Intervention de Jean-Louis Touraine

Réunion du mardi 3 septembre 2019 à 17h10
Commission spéciale chargée d'examiner le projet de loi relatif à la bioéthique

Photo issue du site de l'Assemblée nationale ou de WikipediaJean-Louis Touraine, rapporteur :

Je pense comme vous qu'il est souhaitable que les activités d'AMP ne soient pas restreintes aux seuls centres publics. Nous verrons ce qu'il adviendra, mais il n'y a guère de raison pour que le secteur privé soit banni de l'autoconservation ovocytaire ou des pratiques d'AMP. Au contraire, son implication fait sens, par nécessité pratique afin de contribuer à une activité qui ira en s'accroissant, mais aussi pour l'incitation aux dons, ces centres étant bien répartis sur le territoire national. Enfin, nous savons bien que l'encadrement est tout aussi important dans le privé que dans le public. Il n'y a aucune raison d'être ségrégatif. J'ajoute que les dépassements d'honoraires existent aussi dans le secteur public. Nous pouvons très bien affirmer que les activités liées à l'AMP sont une mission de service public qui doit respecter certains principes et nous pouvons effectuer les contrôles nécessaires. Que je sache d'ailleurs, les centres privés sont déjà soumis à un double contrôle, via l'ABM et les ARS. Ce sont des organismes suffisamment dignes de confiance.

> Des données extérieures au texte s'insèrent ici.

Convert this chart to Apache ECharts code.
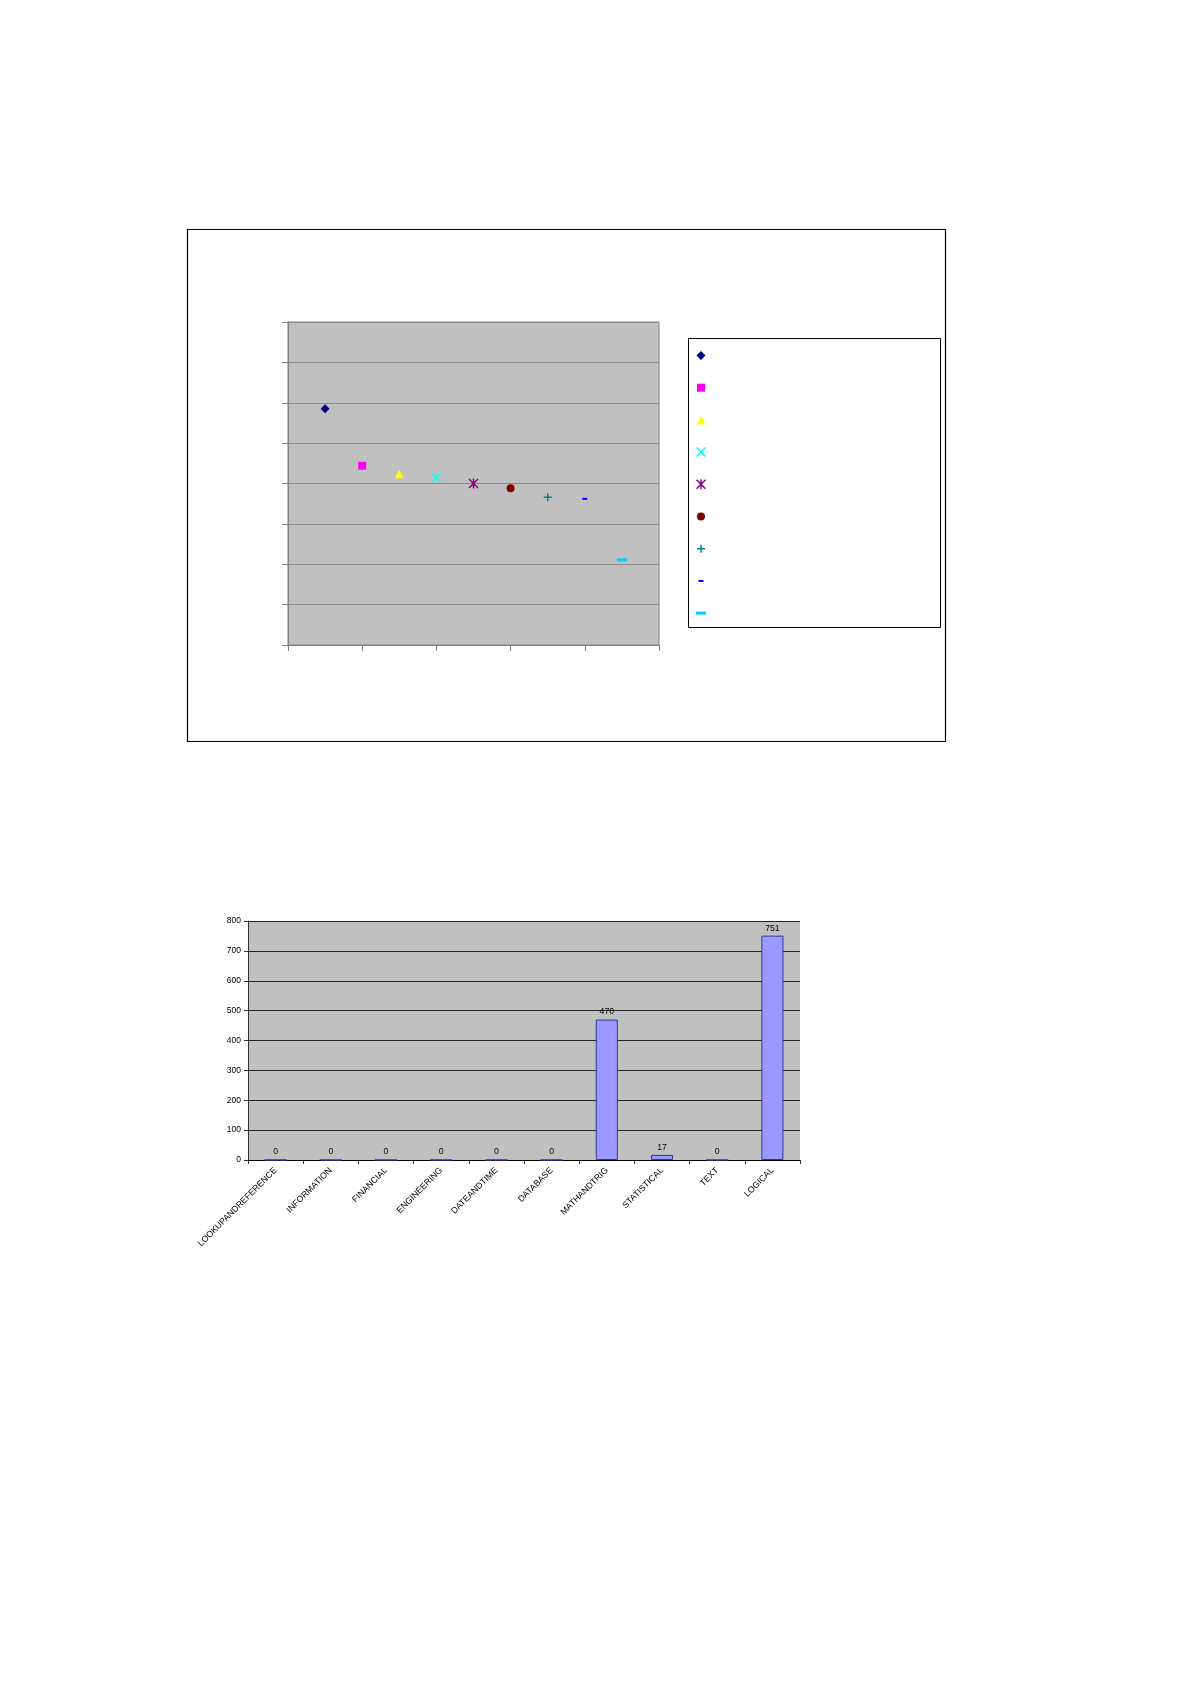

Le pouvoir réglementaire pourrait cependant définir un encadrement spécifique de ces pratiques car je ne suis pas sûr que la loi doive définir ceci. Vous avez peut-être des idées en ce sens.

Je vous entendais parler des autres pays. Concernant la recherche d'aneuploïdies notamment, le professeur Nisand rapporte régulièrement le cas de patientes pour lesquelles un DPI a permis d'exclure le cas de la transmission d'une maladie génétique très grave. N'ayant malheureusement pas examiné les chromosomes, l'équipe n'a pu détecter la trisomie, qui est diagnostiquée en début de grossesse. Il est alors demandé à la femme ce qu'elle veut faire. Elle répond vouloir une interruption de grossesse, mais demande pourquoi lui avoir imposé une grossesse alors qu'ils avaient les embryons à l'analyse et qu'ils pouvaient choisir parmi eux. Un tel choix ne serait pas de l'eugénisme : il s'agirait simplement d'éviter les embryons porteurs de maladies. Cet examen est fait pour une maladie, mais pas pour une autre. Ces situations me paraissent peu compréhensibles. En dehors de la prévention d'interruptions de grossesse, ce qui est bénéfique, la détection des aneuploïdies permettrait d'augmenter les taux de succès de FIV. Ces taux ne sont pas mirobolants, malgré toute la pénibilité que des FIV à répétition représentent pour les femmes. Je préférerais qu'un jour, nous puissions annoncer à ces femmes qu'elles ont une chance sur deux de réussir une FIV.

Je ne comprends pas vraiment le point sur la clause de conscience. Le code de déontologie médicale prévoit déjà la possibilité pour chaque médecin, hors cas d'extrême urgence, de se soustraire à tout acte médical. Ce n'est pas que de son propre intérêt : c'est aussi et surtout de l'intérêt du malade. Si nous ne sommes ni aptes à faire quelque chose, parce que n'ayant pas l'habitude, ni volontaires pour le faire, ce ne sera pas bien fait. Il vaut mieux confier le malade à un collègue qui effectuera l'acte dans de bonnes conditions. Dans cette situation, pourquoi créer des clauses supplémentaires ? Chacun d'entre nous a été un jour ou l'autre confronté à un malade qui nous a fait éprouver le besoin de le transmettre à l'un de nos collègues. En l'absence d'atomes crochus entre le médecin et le patient, il vaut mieux changer de médecin. Je me demande si, à force de rajouter des couches supplémentaires, nous n'autoproduisons pas des problèmes.

Je vous remercie pour tout ce que vous nous apportez. Nous saluons tous l'avancée qui sera permise par cette loi. Nous aurons besoin de vous recontacter pour suivre l'évolution des choses, car le diable est dans les détails : ce n'est pas la loi en elle-même qui sera l'alpha et l'oméga de ces activités nouvelles. La situation sera déjà bien meilleure quand nous ne devrons plus organiser chez nous des examens pris en charge par la sécurité sociale, pour que les personnes concernées aillent ensuite en Belgique, en Espagne ou ailleurs pour réaliser certains actes avant de revenir chez nous. Ce sont des situations embarrassantes. Donnez-moi vos avis sur ces points.